Masayuki Ida

 

 

Title: The History of Lisp standardization during 1984-1990

 

 

AbstractIn 1985, when the Common Lisp Group began its effort to convert itself into an official standards process in the USA,  there were already structures and processes in place for Lisp standardization within ISO. In other words, by the time X3J13 was formally created
in 1986, the destiny of Common Lisp at the international level was already fixed as a matter of fact. X3J13 efforts included technical and international activity, not an effort for the US policy alone. There is a perception that the Common Lisp Group, and later X3J13, excluded international participation, I believe this is not true.

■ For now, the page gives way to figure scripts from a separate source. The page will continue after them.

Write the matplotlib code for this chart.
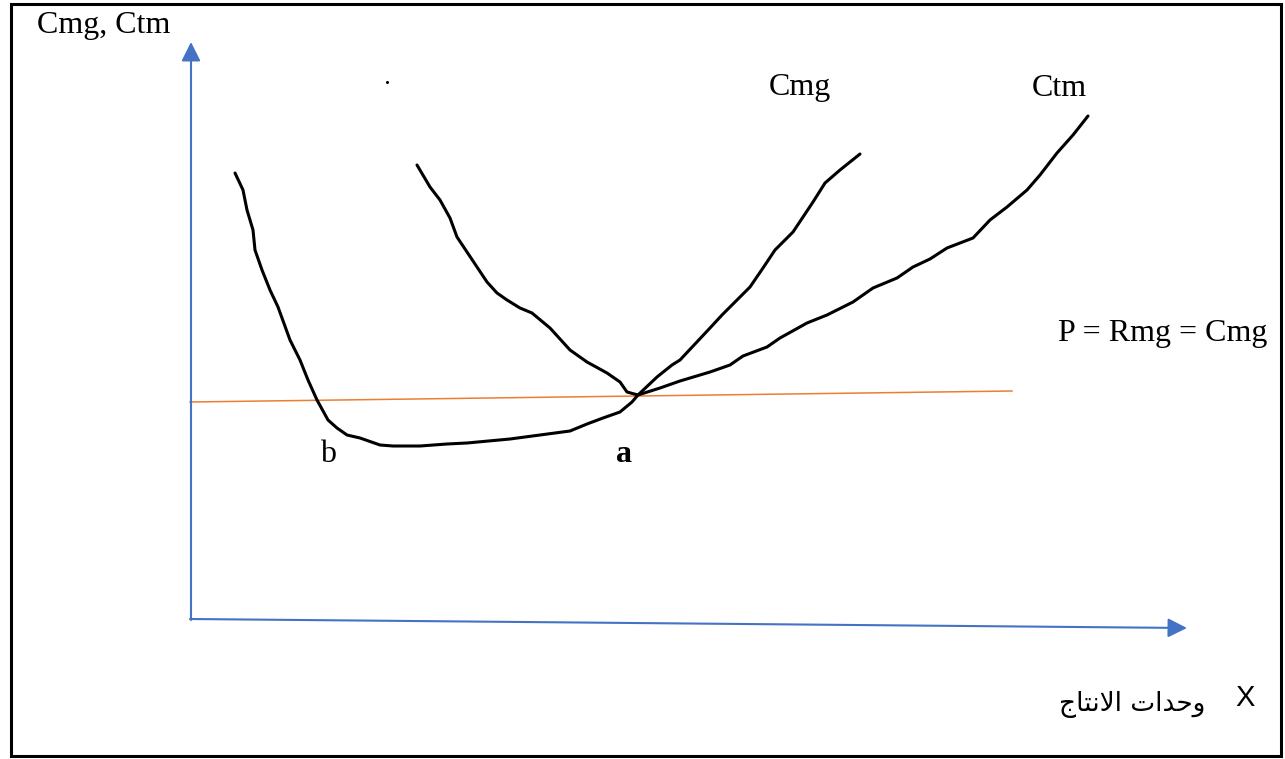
import matplotlib
matplotlib.use("Agg")
import matplotlib.pyplot as plt
from matplotlib.patches import Rectangle

# ---- data (pixel-space diagram coordinates) ----
cmg_x = [235, 243, 247, 253, 255, 262, 270, 278, 290, 300, 308, 317, 328, 337, 347, 360, 380, 393, 420, 447, 467, 510, 540, 570, 587, 603, 620, 632, 638,
         657, 672, 680, 710, 722, 750, 763, 775, 793, 803, 813, 825, 840, 860]
cmg_y = [173, 190, 210, 230, 250, 270, 290, 307, 340, 360, 380, 400, 420, 428, 435, 438, 445, 446, 446, 444, 443, 439, 435, 431, 424, 418, 412, 402, 395,
         377, 365, 360, 328, 315, 287, 268, 250, 232, 217, 202, 183, 170, 154]

ctm_x = [417, 430, 440, 450, 457, 467, 487, 497, 507, 520, 532, 550, 570, 587, 607, 620, 627, 638,
         660, 680, 710, 730, 743, 767, 780, 807, 827, 853, 873, 897, 913, 930, 947, 973, 990, 1007, 1027, 1040, 1057, 1073, 1088]
ctm_y = [165, 187, 200, 218, 237, 252, 282, 293, 300, 308, 313, 328, 350, 362, 373, 382, 392, 395,
         388, 381, 372, 365, 356, 347, 338, 323, 315, 302, 288, 278, 267, 259, 248, 238, 220, 207, 190, 175, 153, 135, 116]

price_x = [190, 1012]
price_y = [402, 391]

y_axis = [(191, 620), (191, 42)]
x_axis = [(190, 619), (1187, 628)]

# Arabic label shaped with presentation forms, visual order (left to right)
arabic_label = "\uFE9D\uFE8E\uFE98\uFEE7\uFEFB\uFE8D \uFE95\uFE8D\uFEAA\uFEA3\uFEED"

# ---- figure ----
fig = plt.figure(figsize=(12.85, 7.59), dpi=100)
ax = fig.add_axes([0, 0, 1, 1])
ax.set_xlim(0, 1285)
ax.set_ylim(759, 0)
ax.axis("off")

# frame
ax.add_patch(Rectangle((11, 4), 1270, 752, fill=False, edgecolor="black", lw=2.2))

blue = "#4472C4"
for (x0, y0), (x1, y1) in [y_axis, x_axis]:
    ax.annotate("", xy=(x1, y1), xytext=(x0, y0),
                arrowprops=dict(arrowstyle="-|>,head_length=0.4,head_width=0.2",
                                mutation_scale=29, color=blue, lw=1.5,
                                shrinkA=0, shrinkB=0))

ax.plot(price_x, price_y, color="#ED7D31", lw=1.1)
ax.plot(cmg_x, cmg_y, color="black", lw=2.2, solid_joinstyle="round", solid_capstyle="round")
ax.plot(ctm_x, ctm_y, color="black", lw=2.2, solid_joinstyle="round", solid_capstyle="round")

serif = "Liberation Serif"
fs = 23
ax.text(37, 26, "Cmg, Ctm", fontsize=fs, family=serif, ha="left", va="center")
ax.text(800, 88, "Cmg", fontsize=fs, family=serif, ha="center", va="center")
ax.text(1059, 88, "Ctm", fontsize=fs, family=serif, ha="center", va="center")
ax.text(1058, 333, "P = Rmg = Cmg", fontsize=fs, family=serif, ha="left", va="center")
ax.text(328, 455, "b", fontsize=fs, family=serif, ha="center", va="center")
ax.text(624, 455, "a", fontsize=fs, family=serif, weight="bold", ha="center", va="center")
ax.plot([387], [82], marker="o", ms=1.2, color="black")

ax.text(1245, 698, "X", fontsize=21, family="Liberation Sans", ha="center", va="center")
ax.text(1205, 705, arabic_label, fontsize=19, family=["DejaVu Sans"], ha="right", va="center")

fig.savefig("out.png", dpi=100)
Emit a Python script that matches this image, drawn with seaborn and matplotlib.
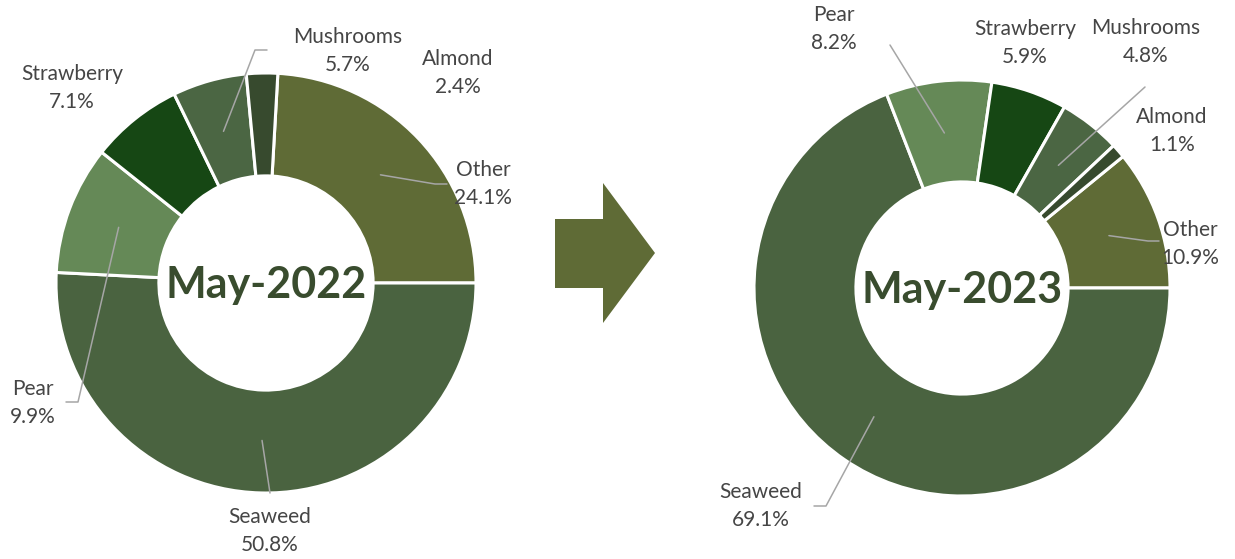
import numpy as np
import seaborn as sns
import matplotlib.pyplot as plt
from matplotlib.patches import Polygon

sns.set_theme(style="white")
plt.rcParams['font.family'] = ['Lato', 'DejaVu Sans']

# data
categories = ["Other", "Seaweed", "Pear", "Strawberry", "Mushrooms", "Almond"]
share_2022 = [24.1, 50.8, 9.9, 7.1, 5.7, 2.4]
share_2023 = [10.9, 69.1, 8.2, 5.9, 4.8, 1.1]
titles = ["May-2022", "May-2023"]

colors = ["#5F6B36", "#4A6340", "#658957", "#164714", "#4B6643", "#374A2E"]
W, H = 1235, 559


def fy(y):
    # pixel row -> data y (y up)
    return H - y


# layout of each donut: centre, radius, label spots (centre of text) and leader elbows
charts = [
    dict(vals=share_2022, cx=266, cy=283, r=210,
         labels={"Other": (483, 184), "Seaweed": (270, 531), "Pear": (33, 403),
                 "Strawberry": (72, 88), "Mushrooms": (348, 51), "Almond": (458, 73)},
         elbows={"Other": [(435, 184), (447, 184)], "Seaweed": [(270, 493)],
                 "Pear": [(78, 402), (66, 402)], "Mushrooms": [(255, 50), (267, 50)]}),
    dict(vals=share_2023, cx=962, cy=288, r=208,
         labels={"Other": (1190, 244), "Seaweed": (761, 506), "Pear": (834, 29),
                 "Strawberry": (1025, 43), "Mushrooms": (1146, 42), "Almond": (1172, 131)},
         elbows={"Other": [(1148, 241), (1159, 241)], "Seaweed": [(826, 506), (814, 506)],
                 "Pear": [(890, 45)], "Mushrooms": [(1145, 87)]}),
]

fig = plt.figure(figsize=(W / 100, H / 100), dpi=100)
ax = fig.add_axes([0, 0, 1, 1])

for ch, title in zip(charts, titles):
    vals = np.array(ch["vals"])
    # first slice ("Other") ends at 3 o'clock
    start = vals[0] / vals.sum() * 360
    wedges, _ = ax.pie(vals, colors=colors, startangle=start, counterclock=False,
                       center=(ch["cx"], fy(ch["cy"])), radius=ch["r"],
                       wedgeprops=dict(width=ch["r"] * 0.49, edgecolor="white", linewidth=2.2))
    for w, name, v in zip(wedges, categories, vals):
        tx, ty = ch["labels"][name]
        ax.text(tx, fy(ty), f"{name}\n{v:.1f}%", ha="center", va="center",
                fontsize=15, color="#454545", linespacing=1.45)
        if name in ch["elbows"]:
            mid = np.deg2rad((w.theta1 + w.theta2) / 2)
            sx = ch["cx"] + 0.75 * ch["r"] * np.cos(mid)
            sy = fy(ch["cy"]) + 0.75 * ch["r"] * np.sin(mid)
            pts = [(sx, sy)] + [(px, fy(py)) for px, py in ch["elbows"][name]]
            xs, ys = zip(*pts)
            ax.plot(xs, ys, color="#A6A6A6", lw=1.1)
    ax.text(ch["cx"], fy(ch["cy"] + 2), title, ha="center", va="center",
            fontsize=31, fontweight="bold", color="#394C2E")

# arrow between the two donuts
arrow = Polygon([(555, fy(219)), (603, fy(219)), (603, fy(183)), (655, fy(253)),
                 (603, fy(323)), (603, fy(288)), (555, fy(288))],
                closed=True, facecolor="#5F6B36", edgecolor="none")
ax.add_patch(arrow)

ax.set_xlim(0, W)
ax.set_ylim(0, H)
ax.set_aspect("equal")
ax.axis("off")

fig.savefig("out.png", dpi=100, facecolor="white")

At the same time, X3J13 had roles as a technical group and as a political group supplying international representatives directly to
ISO.
 
The introduction of CLOS in the middle of the standardization process was the source of failure and success both. The failure was that this caused the road map toward ISO defined in 1986 unusable. French government approached Japan in 1986 and asked them to join.
France had had a clear national goal and a more systematic approach to achieve it's goal than the US or Japan.  ISO is numbers. Europe has more. Japan cares the ISO stadard. X3J13 got involved more by the introduction of the discussion on the  Lisp1/Lisp2 issue.

 Similar story might happen for the people who get success in the technological inovation and try to make it as a widely used one on this globe, after they got over the entreprenourship bar.